Nigeria shuts borders, limits car movement on elections eve

Friday February 24 2023
A police officer stops a car at a checkpoint

A police officer stops a car at a checkpoint ahead of the February 25 presidential election in Nigeria. PHOTO | PIUS UTOMI EKPEI | AFP


Nigeria has shut its land borders and restricted traffic movement across the country ahead of Saturday’s elections in which 18 candidates are seeking to succeed President Muhammadu Buhari.

The federal government on Thursday directed the total closure of all land borders ahead of Saturday’s presidential poll which is being held concurrently with National Assembly elections.

The Comptroller General for the National Immigration Service (NIS) Isah Jere said that all land borders were to be effectively closed from midnight on Saturday to midnight on Sunday February 26.

“Accordingly, all command comptrollers especially those in the border states are to ensure strict enforcement of this directive,” he said.

The directive was issued to officers manning Nigeria’s borders with Chad, Niger, Cameroon and Benin.

Vehicular movement


The country has similarly banned vehicular movement from 12am to 6pm on Saturday.

The order was in line with the directive of the Inspector-General of Police Alkali Usman Baba.

Only officials of the Independent National Electoral Commission (INEC), electoral observers, ambulances, fire fighters and others on confirmed emergency services would be considered.

“There will be no movement or escort of VIPs throughout the election period, while state security outfits are not allowed to take part in the exercise,” the police said.

As the nation takes necessary precautions for hitch-free elections, INEC has started moving all sensitive materials to the 774 local government areas.

The presidential and National Assembly elections will be held on February 25 while those for governors and State Assembly will be held on March 11.

Fake news

INEC has warned politicians to be wary of fake social media posts after voting and prior to the official declaration of result by the commission.

At the same time, the National Broadcasting Commission (NBC) has ordered broadcasting stations across the nation to desist from announcing election results after voting until INEC has made a formal announcement.

The NBC also urged all broadcasters to adhere to the ethics and codes of the commission by stopping campaign commercials 24 hours prior to election day.

According to NBC’s Director of Broadcast Monitoring Francisca Aiyetan, broadcasters were supposed to end all partisan political programmes by 11.59pm on Thursday.
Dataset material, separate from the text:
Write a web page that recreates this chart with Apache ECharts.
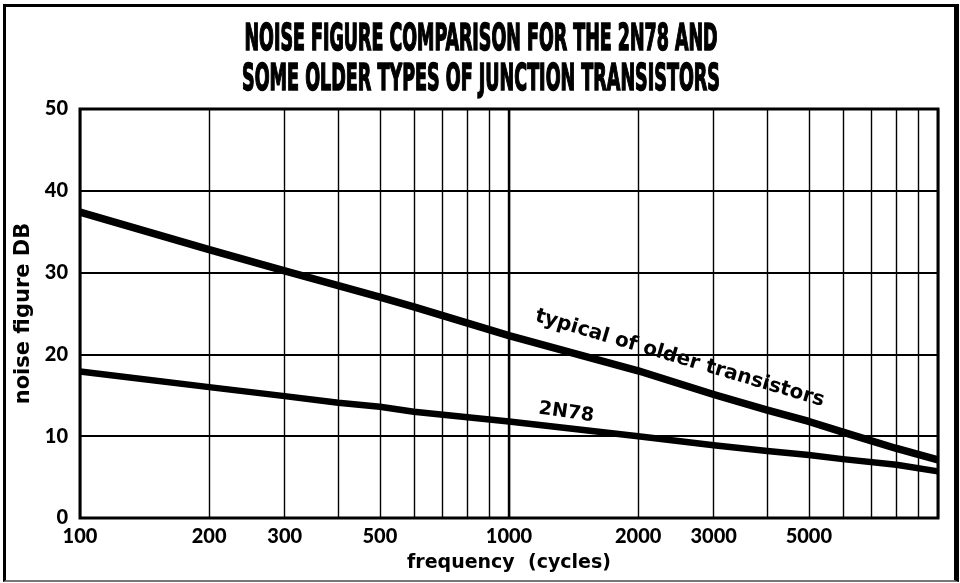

Eighteen candidates are in the 2023 presidential race with four being viewed as the frontrunners.

INEC Chairman Mahmood Yakubu said there are a total of 176,606 polling units in the country where the general election will be carried out.

He revealed that voters assigned to new polling units will receive text messages informing them where to cast their votes, adding that the commission has made it easier for voters to locate their polling units.